Camera IconParents are warned to be vigilant with keeping their children safe from hand sanitiser. Credit: Hagen Hopkins/Getty Images

A six-year-old WA child has been hospitalised after swallowing between 30 and 60ml alcohol-based hand sanitiser causing a shocking blood alcohol reading of 0.18, prompting an urgent health warning to parents.

The child had been taken to a Perth hospital with “acute intoxication”, but has since made a full recovery.

At the time of ingestion, the child had been pretending to host a tea party and poured the hand sanitiser into a teacup before drinking out of it.

Consumer Protection have urged WA parents to keep sanitiser bottles out of reach of children.

The shock health warning comes after Perth and Peel went into a snap three-day lockdown over the long weekend after a hotel quarantine failure.

Lifted at 12.01am Tuesday, residents are still subject to mandatory mask rules both indoors and outdoors, as well as new social distancing and venue capacity restrictions until Saturday.

Poison centres across Australia have seen an increase in adverse reports involving these products.

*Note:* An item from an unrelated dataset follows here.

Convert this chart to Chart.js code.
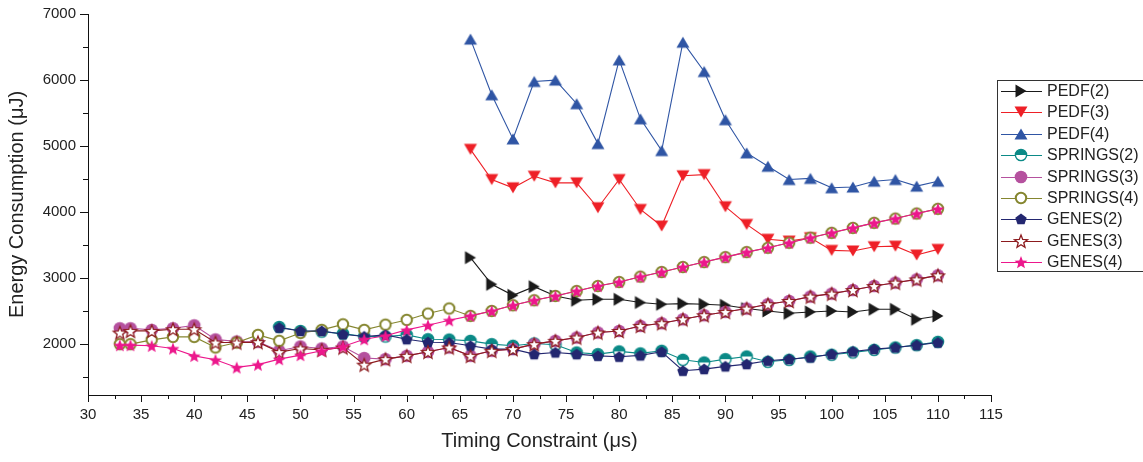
<!DOCTYPE html>
<html>
<head>
<meta charset="utf-8">
<script src="https://cdn.jsdelivr.net/npm/chart.js@4"></script>
<style>
  body { margin: 0; background: #fff; }
  #energyChart { display: block; }
</style>
</head>
<body>
<canvas id="energyChart" width="1143" height="462"></canvas>
<script>
// timing constraints (x values)
const timingAll = [33, 34, 36, 38, 40, 42, 44, 46, 48, 50, 52, 54, 56, 58, 60, 62, 64, 66, 68, 70,
  72, 74, 76, 78, 80, 82, 84, 86, 88, 90, 92, 94, 96, 98, 100, 102, 104, 106, 108, 110];
const timingMid = [48, 50, 52, 54, 56, 58, 60, 62, 64, 66, 68, 70, 72, 74, 76, 78, 80, 82, 84, 86,
  88, 90, 92, 94, 96, 98, 100, 102, 104, 106, 108, 110];
const timingPedf = [66, 68, 70, 72, 74, 76, 78, 80, 82, 84, 86, 88, 90, 92, 94, 96, 98, 100, 102,
  104, 106, 108, 110];

const seriesNames = ['PEDF(2)', 'PEDF(3)', 'PEDF(4)', 'SPRINGS(2)', 'SPRINGS(3)', 'SPRINGS(4)',
  'GENES(2)', 'GENES(3)', 'GENES(4)'];

const pedf2 = [3310, 2906, 2740, 2871, 2730, 2664, 2680, 2680, 2630, 2604, 2614, 2604, 2589, 2539,
  2503, 2468, 2488, 2503, 2488, 2528, 2528, 2377, 2427];
const pedf3 = [4950, 4493, 4368, 4543, 4443, 4443, 4066, 4493, 4040, 3789, 4550, 4568, 4081, 3814,
  3588, 3561, 3612, 3420, 3411, 3476, 3484, 3350, 3435];
const pedf4 = [6620, 5777, 5108, 5978, 5999, 5641, 5037, 6305, 5412, 4931, 6573, 6129, 5399, 4896,
  4694, 4493, 4510, 4368, 4380, 4468, 4493, 4393, 4468];

const springs2 = [2260, 2200, 2190, 2160, 2116, 2116, 2140, 2075, 2070, 2050, 2000, 1975, 2010, 1990,
  1874, 1849, 1890, 1860, 1900, 1763, 1723, 1773, 1814, 1733, 1763, 1814, 1840, 1874, 1914, 1950,
  1985, 2035];
const springs3 = [2240, 2240, 2216, 2240, 2285, 2072, 2040, 2035, 1900, 1965, 1935, 1965, 1790, 1773,
  1823, 1884, 1950, 1823, 1900, 1925, 2000, 2050, 2100, 2176, 2200, 2276, 2317, 2377, 2438, 2488,
  2539, 2604, 2654, 2720, 2765, 2820, 2880, 2931, 2981, 3042];
const springs4 = [2000, 2000, 2065, 2110, 2110, 1950, 2025, 2140, 2050, 2170, 2216, 2300, 2216, 2295,
  2367, 2463, 2540, 2428, 2503, 2589, 2664, 2730, 2805, 2880, 2941, 3022, 3092, 3168, 3243, 3318,
  3394, 3460, 3535, 3612, 3686, 3761, 3837, 3902, 3978, 4049];

const genes2 = [2250, 2200, 2200, 2150, 2116, 2140, 2075, 2030, 2025, 1975, 1925, 1925, 1849, 1874,
  1849, 1823, 1810, 1830, 1884, 1597, 1622, 1663, 1698, 1748, 1773, 1798, 1849, 1889, 1925, 1950,
  1985, 2025];
const genes3 = [2176, 2201, 2201, 2226, 2226, 2025, 2025, 2030, 1880, 1935, 1914, 1950, 1690, 1773,
  1823, 1884, 1950, 1823, 1900, 1925, 2000, 2050, 2100, 2176, 2200, 2276, 2317, 2377, 2438, 2488,
  2539, 2604, 2654, 2720, 2765, 2820, 2880, 2931, 2981, 3042];
const genes4 = [1985, 1985, 1975, 1935, 1823, 1763, 1648, 1690, 1773, 1834, 1900, 1965, 2075, 2126,
  2216, 2287, 2362, 2428, 2503, 2589, 2664, 2730, 2805, 2880, 2941, 3022, 3092, 3168, 3243, 3318,
  3394, 3460, 3535, 3612, 3686, 3761, 3837, 3902, 3978, 4049];

const xTicks = [30, 35, 40, 45, 50, 55, 60, 65, 70, 75, 80, 85, 90, 95, 100, 105, 110, 115];
const yTicks = [2000, 3000, 4000, 5000, 6000, 7000];

// marker images (Origin style symbols)
function makeMarker(kind, color) {
  const s = 18, m = s / 2;
  const c = document.createElement('canvas');
  c.width = s; c.height = s;
  const g = c.getContext('2d');
  g.fillStyle = color;
  g.strokeStyle = color;
  g.beginPath();
  if (kind === 'triUp') {
    g.moveTo(m, m - 5.5); g.lineTo(m + 6.5, m + 5.5); g.lineTo(m - 6.5, m + 5.5); g.closePath(); g.fill();
  } else if (kind === 'triDown') {
    g.moveTo(m, m + 5.5); g.lineTo(m + 6.5, m - 5.5); g.lineTo(m - 6.5, m - 5.5); g.closePath(); g.fill();
  } else if (kind === 'triRight') {
    g.moveTo(m + 5.5, m); g.lineTo(m - 5.5, m - 6.5); g.lineTo(m - 5.5, m + 6.5); g.closePath(); g.fill();
  } else if (kind === 'halfCircle') {
    g.arc(m, m, 5.6, 0, Math.PI * 2); g.fillStyle = '#fff'; g.fill();
    g.beginPath(); g.arc(m, m, 5.6, Math.PI, Math.PI * 2); g.closePath(); g.fillStyle = color; g.fill();
    g.beginPath(); g.arc(m, m, 5.6, 0, Math.PI * 2); g.lineWidth = 1.4; g.stroke();
  } else if (kind === 'fullCircle') {
    g.arc(m, m, 6.3, 0, Math.PI * 2); g.fill();
  } else if (kind === 'openCircle') {
    g.arc(m, m, 5.2, 0, Math.PI * 2); g.fillStyle = '#fff'; g.fill(); g.lineWidth = 2; g.stroke();
  } else if (kind === 'pentagon') {
    for (let k = 0; k < 5; k++) {
      const a = -Math.PI / 2 + k * 2 * Math.PI / 5;
      g.lineTo(m + 6 * Math.cos(a), m + 0.5 + 6 * Math.sin(a));
    }
    g.closePath(); g.fill();
  } else if (kind === 'openStar' || kind === 'fullStar') {
    for (let k = 0; k < 10; k++) {
      const r = k % 2 === 0 ? 6.8 : 2.9;
      const a = -Math.PI / 2 + k * Math.PI / 5;
      g.lineTo(m + r * Math.cos(a), m + 0.8 + r * Math.sin(a));
    }
    g.closePath();
    if (kind === 'openStar') { g.fillStyle = '#fff'; g.fill(); g.lineWidth = 1.3; g.stroke(); }
    else g.fill();
  }
  return c;
}

const colors = ['#1a1a1a', '#ee2027', '#2f55a4', '#0b8a87', '#b5519e', '#85862f', '#232770', '#8c1b1e', '#ec178c'];
const kinds = ['triRight', 'triDown', 'triUp', 'halfCircle', 'fullCircle', 'openCircle', 'pentagon', 'openStar', 'fullStar'];
const xsList = [timingPedf, timingPedf, timingPedf, timingMid, timingAll, timingAll, timingMid, timingAll, timingAll];
const ysList = [pedf2, pedf3, pedf4, springs2, springs3, springs4, genes2, genes3, genes4];

const markers = kinds.map((k, i) => makeMarker(k, colors[i]));

const datasets = seriesNames.map((name, i) => ({
  label: name,
  data: xsList[i].map((x, j) => ({ x: x, y: ysList[i][j] })),
  borderColor: colors[i],
  backgroundColor: colors[i],
  borderWidth: 1.1,
  pointStyle: markers[i],
  order: 9 - i
}));

// Origin-like legend: line through symbol, boxed
const boxLegend = {
  id: 'boxLegend',
  afterDraw(chart) {
    const ctx = chart.ctx;
    ctx.save();
    ctx.strokeStyle = '#333';
    ctx.lineWidth = 1;
    ctx.strokeRect(997.5, 80.5, 160, 191);
    ctx.font = '16px "Liberation Sans", Arial, sans-serif';
    ctx.textBaseline = 'middle';
    ctx.fillStyle = '#222';
    seriesNames.forEach((name, i) => {
      const y = Math.round(91 + i * 21.4);
      ctx.strokeStyle = colors[i];
      ctx.lineWidth = 1.2;
      ctx.beginPath();
      ctx.moveTo(1001, y + 0.5);
      ctx.lineTo(1042, y + 0.5);
      ctx.stroke();
      ctx.drawImage(markers[i], 1021 - 9, y - 9);
      ctx.fillText(name, 1047, y + 1);
    });
    ctx.restore();
  }
};

// outward major/minor ticks like the original plot
const axisTicks = {
  id: 'axisTicks',
  afterDraw(chart) {
    const ctx = chart.ctx;
    const xs = chart.scales.x, ys = chart.scales.y;
    const a = chart.chartArea;
    ctx.save();
    ctx.strokeStyle = '#111';
    ctx.lineWidth = 1;
    ctx.beginPath();
    for (let v = 30; v <= 115; v += 2.5) {
      const px = Math.round(xs.getPixelForValue(v)) + 0.5;
      const len = v % 5 === 0 ? 7 : 4;
      ctx.moveTo(px, a.bottom);
      ctx.lineTo(px, a.bottom + len);
    }
    for (let v = 1500; v <= 7000; v += 500) {
      const py = Math.round(ys.getPixelForValue(v)) + 0.5;
      const len = v % 1000 === 0 ? 8 : 5;
      ctx.moveTo(a.left, py);
      ctx.lineTo(a.left - len, py);
    }
    ctx.stroke();
    ctx.restore();
  }
};

const tickFont = { family: '"Liberation Sans", Arial, sans-serif', size: 15 };
const titleFont = { family: '"Liberation Sans", Arial, sans-serif', size: 20 };

new Chart(document.getElementById('energyChart'), {
  type: 'line',
  data: { datasets: datasets },
  options: {
    responsive: false,
    animation: false,
    events: [],
    layout: { padding: { top: 14, right: 152, left: 0, bottom: 0 } },
    plugins: { legend: { display: false }, tooltip: { enabled: false } },
    scales: {
      x: {
        type: 'linear',
        min: 30,
        max: 115,
        afterFit(scale) { scale.height = 67; scale.paddingLeft = 0; scale.paddingRight = 0; },
        afterBuildTicks(scale) { scale.ticks = xTicks.map(v => ({ value: v })); },
        grid: { display: false, drawTicks: false },
        border: { display: true, color: '#111', width: 1 },
        ticks: { font: tickFont, color: '#222', padding: 11, maxRotation: 0, autoSkip: false,
          callback: v => String(v) },
        title: { display: true, text: 'Timing Constraint (μs)', font: titleFont, color: '#222', padding: { top: 0, bottom: 9 } }
      },
      y: {
        type: 'linear',
        min: 1230,
        max: 7000,
        afterFit(scale) { scale.width = 88; scale.paddingTop = 0; scale.paddingBottom = 0; },
        afterBuildTicks(scale) { scale.ticks = yTicks.map(v => ({ value: v })); },
        grid: { display: false, drawTicks: false },
        border: { display: true, color: '#111', width: 1 },
        ticks: { font: tickFont, color: '#222', padding: 12, callback: v => String(v) },
        title: { display: true, text: 'Energy Consumption (μJ)', font: titleFont, color: '#222', padding: { top: 5, bottom: 0 } }
      }
    }
  },
  plugins: [boxLegend, axisTicks]
});
</script>
</body>
</html>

Consumer Protection Commissioner Lanie Chopping said parents and carers should be extra vigilant now households and schools were using hand sanitiser as part of their daily routines.

“It’s important to remember these products should be treated with extra caution around children,” Ms Chopping said.

“Most alcohol-based sanitisers contain upwards of 60 per cent alcohol content, meaning just a couple of mouthfuls can be enough to poison a child.

“As a highly flammable product, it should also be kept away from any type of open flame.

“Poison centres across Australia have seen an increase in adverse reports involving these products.”

Ms Chopping said Consumer Protection was working with the ACCC and suppliers to make sure hand sanitiser was not sold in packaging that resembles food or drink bottles to lessen the chance that they would be mistaken for a drink.

If hand sanitiser is ingested, call the Poisons Information Centre immediately on 13 11 26 — open 24 hours a day — to seek urgent medical advice.